L'auteure Mélanie Vincelette loge dans un immeuble historique du Vieux-Montréal doté de grandes fenêtres. Dans son salon nimbé de lumière trône une imposante bibliothèque de bois: «Elle me suit depuis 25 ans. C'est mon père qui me l'a construite avec de simples 2 X 4. Dans le haut, on peut voir quatre lettres dorées: NSEW. J'ai mis beaucoup de temps avant de comprendre leur signification. Il avait mis ces lettres en l'honneur des quatre points cardinaux. Il voulait que ma bibliothèque soit ma boussole, mon repère.»

En plus des livres, on trouve dans sa bibliothèque...

«Des petits trésors que je ramasse par terre lors de mes voyages. Sur mes tablettes, j'ai un Bouddha trouvé dans un marché du Cambodge, des ardoises de la baie des Ha! Ha! , du sable du désert de gypse White Sands National Monument, des larmes d'apache, etc. Je dispose toutes mes trouvailles dans des pots de vitre et je les agence avec mes livres.»

Son système de classement

«J'ai des catégories approximatives, mais ce n'est aucunement scientifique.

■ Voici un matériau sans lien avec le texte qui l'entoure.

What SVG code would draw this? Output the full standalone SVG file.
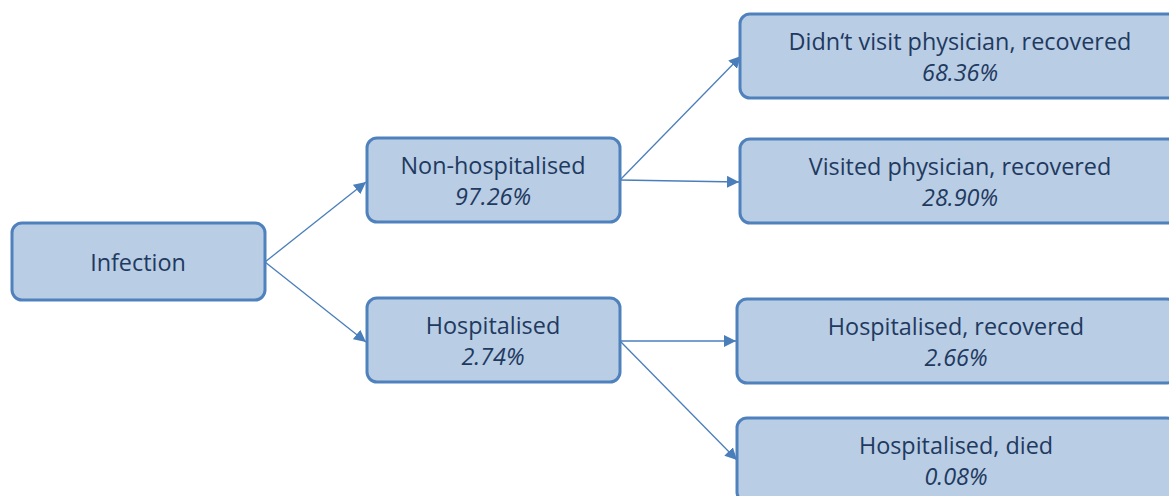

Je suis une grande amatrice de littérature américaine, alors je regroupe les auteurs américains ensemble. J'ai une section pour la littérature française, la littérature québécoise, et je dispose mes livres marquants en frontispice.»

Prêteuse ou collectionneuse?

«Je les prête, mais c'est toujours un acte déchirant! J'essaie de les récupérer, mais tout le monde sait que quand on prête un livre, il nous revient rarement... Prêter un livre, c'est le donner!»

Pour moi,une bibliothèque, c'est...

«De la déco vivante. Il y a une grande charge émotive derrière chacun de mes livres. Ma bibliothèque me transporte ailleurs, que ce soit dans un autre pays ou dans une autre période de ma vie. Je peux retracer l'histoire de ma vie simplement en regardant ces livres qui sont en quelque sorte le reflet de mon existence. En un regard, je vois mes années de collège, mes voyages, mes rencontres marquantes, mon premier amour qui m'a laissé son numéro de téléphone sur la page de garde de L'étranger de Camus... Son nom y est toujours, avec sa calligraphie en pattes de mouche!»

Ce dont elle est le plus fière

«Le fait que ma bibliothèque me ressemble. Tout mon décor gravite autour de cette bibliothèque. C'est elle qui vole la vedette. Quand on choisit de décorer avec des livres, il faut que le reste soit le plus neutre possible, pour éviter que le résultat ne soit trop schizophrène! J'ai donc misé sur un divan blanc, comme un canevas, pour faire le contrepoids des couvertures bigarrées.»

Sa bibliothèque de rêve

«J'ai des plafonds de 15 pieds, donc mon ambition serait d'avoir une bibliothèque avec une échelle qui me permettrait d'exploiter pleinement les hauteurs de mon salon. J'envisage aussi d'acheter une église centenaire des Cantons-de-l'Est, un endroit magnifique avec des lattes de bois blanc et des fenêtres ornées de vitraux. Mon rêve est de la transformer en gigantesque bibliothèque et d'en faire une retraite d'écriture.»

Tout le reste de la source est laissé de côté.